Extract the lines from the start through the line that holds "([xshift=-79pt]sopimus.south) -- ([xshift=167pt]plt.north);", both included, omitting all images.

-- start DATA SECTION --

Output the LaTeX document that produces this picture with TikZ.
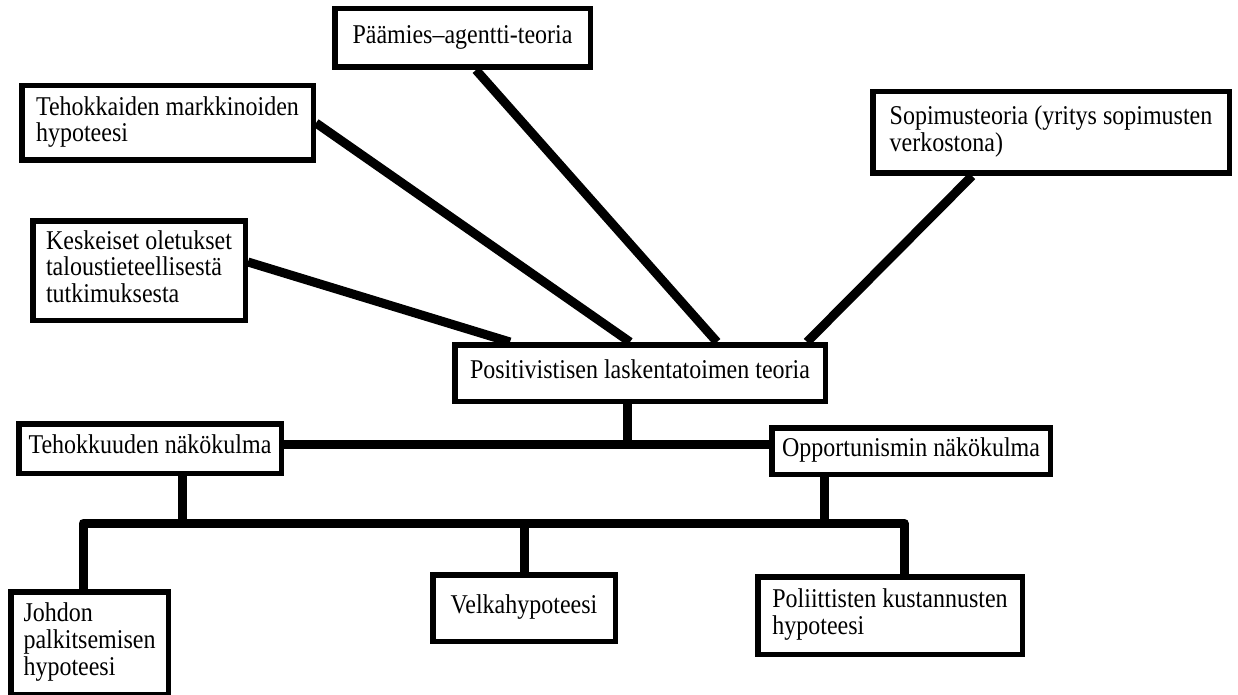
\documentclass[tikz,border=0pt]{standalone}
\usepackage{fontspec}
\usepackage{graphicx}
\setmainfont{Liberation Serif}
\usetikzlibrary{positioning}
\newcommand{\rivit}[1]{\scalebox{1}[1.13]{\begin{tabular}{@{}l@{}}#1\end{tabular}}}

\begin{document}
\begin{tikzpicture}[x=1pt, y=-1pt,
  box/.style={draw, line width=5.5pt, inner sep=0pt,
    font=\fontsize{24}{23.5}\selectfont},
  yhteys/.style={line width=9pt, line join=round}]
  \useasboundingbox[fill=white] (0,0) rectangle (1238,695);

  \node[box, minimum width=255.5pt, minimum height=58.5pt] (paamies) at (462.5,38) {\rivit{Päämies–agentti-teoria}};
  \node[box, minimum width=291.5pt, minimum height=74.5pt] (markkinat) at (167.5,123) {\rivit{Tehokkaiden markkinoiden\\hypoteesi}};
  \node[box, minimum width=212.5pt, minimum height=99.5pt] (oletukset) at (139,270.5) {\rivit{Keskeiset oletukset\\taloustieteellisestä\\tutkimuksesta}};
  \node[box, minimum width=356.5pt, minimum height=81.5pt] (sopimus) at (1051,132.5) {\rivit{Sopimusteoria (yritys sopimusten\\verkostona)}};
  \node[box, minimum width=370.5pt, minimum height=56.5pt] (plt) at (640,373) {\rivit{Positivistisen laskentatoimen teoria}};
  \node[box, minimum width=262.5pt, minimum height=49.5pt] (tehokkuus) at (150,448.5) {\rivit{Tehokkuuden näkökulma}};
  \node[box, minimum width=278.5pt, minimum height=46.5pt] (opportunismi) at (911,451) {\rivit{Opportunismin näkökulma}};
  \node[box, minimum width=157.5pt, minimum height=102.5pt] (johdon) at (89.5,643) {\rivit{Johdon\\palkitsemisen\\hypoteesi}};
  \node[box, minimum width=182.5pt, minimum height=66.5pt] (velka) at (524,608) {\rivit{Velkahypoteesi}};
  \node[box, minimum width=264.5pt, minimum height=77.5pt] (poliittiset) at (890,615.5) {\rivit{Poliittisten kustannusten\\hypoteesi}};

  \draw[yhteys] ([yshift=8.5pt]oletukset.east) -- ([xshift=-130pt]plt.north);
  \draw[yhteys] (markkinat.east) -- ([xshift=-10pt]plt.north);
  \draw[yhteys] ([xshift=13.5pt]paamies.south) -- ([xshift=77pt]plt.north);
  \draw[yhteys] ([xshift=-79pt]sopimus.south) -- ([xshift=167pt]plt.north);

  \coordinate (haara) at (627,444);
  \coordinate (vasen) at (83,523);
  \coordinate (oikea) at (904,523);
  \draw[yhteys] ([xshift=-13pt]plt.south) -- (haara);
  \draw[yhteys] (tehokkuus.east |- haara) -- (opportunismi.west |- haara);
  \draw[yhteys] (johdon.north -| vasen) |- (oikea) -- (poliittiset.north -| oikea);
  \draw[yhteys] ([xshift=32pt]tehokkuus.south) -- ([xshift=32pt]tehokkuus.south |- vasen);
  \draw[yhteys] ([xshift=-87pt]opportunismi.south) -- ([xshift=-87pt]opportunismi.south |- vasen);
  \draw[yhteys] (velka.north) -- (velka.north |- vasen);
\end{tikzpicture}
\end{document}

-- end DATA SECTION --

> _FINAL ANSWER_:
Output the LaTeX document that produces this picture with TikZ.
\documentclass[tikz,border=0pt]{standalone}
\usepackage{fontspec}
\usepackage{graphicx}
\setmainfont{Liberation Serif}
\usetikzlibrary{positioning}
\newcommand{\rivit}[1]{\scalebox{1}[1.13]{\begin{tabular}{@{}l@{}}#1\end{tabular}}}

\begin{document}
\begin{tikzpicture}[x=1pt, y=-1pt,
  box/.style={draw, line width=5.5pt, inner sep=0pt,
    font=\fontsize{24}{23.5}\selectfont},
  yhteys/.style={line width=9pt, line join=round}]
  \useasboundingbox[fill=white] (0,0) rectangle (1238,695);

  \node[box, minimum width=255.5pt, minimum height=58.5pt] (paamies) at (462.5,38) {\rivit{Päämies–agentti-teoria}};
  \node[box, minimum width=291.5pt, minimum height=74.5pt] (markkinat) at (167.5,123) {\rivit{Tehokkaiden markkinoiden\\hypoteesi}};
  \node[box, minimum width=212.5pt, minimum height=99.5pt] (oletukset) at (139,270.5) {\rivit{Keskeiset oletukset\\taloustieteellisestä\\tutkimuksesta}};
  \node[box, minimum width=356.5pt, minimum height=81.5pt] (sopimus) at (1051,132.5) {\rivit{Sopimusteoria (yritys sopimusten\\verkostona)}};
  \node[box, minimum width=370.5pt, minimum height=56.5pt] (plt) at (640,373) {\rivit{Positivistisen laskentatoimen teoria}};
  \node[box, minimum width=262.5pt, minimum height=49.5pt] (tehokkuus) at (150,448.5) {\rivit{Tehokkuuden näkökulma}};
  \node[box, minimum width=278.5pt, minimum height=46.5pt] (opportunismi) at (911,451) {\rivit{Opportunismin näkökulma}};
  \node[box, minimum width=157.5pt, minimum height=102.5pt] (johdon) at (89.5,643) {\rivit{Johdon\\palkitsemisen\\hypoteesi}};
  \node[box, minimum width=182.5pt, minimum height=66.5pt] (velka) at (524,608) {\rivit{Velkahypoteesi}};
  \node[box, minimum width=264.5pt, minimum height=77.5pt] (poliittiset) at (890,615.5) {\rivit{Poliittisten kustannusten\\hypoteesi}};

  \draw[yhteys] ([yshift=8.5pt]oletukset.east) -- ([xshift=-130pt]plt.north);
  \draw[yhteys] (markkinat.east) -- ([xshift=-10pt]plt.north);
  \draw[yhteys] ([xshift=13.5pt]paamies.south) -- ([xshift=77pt]plt.north);
  \draw[yhteys] ([xshift=-79pt]sopimus.south) -- ([xshift=167pt]plt.north);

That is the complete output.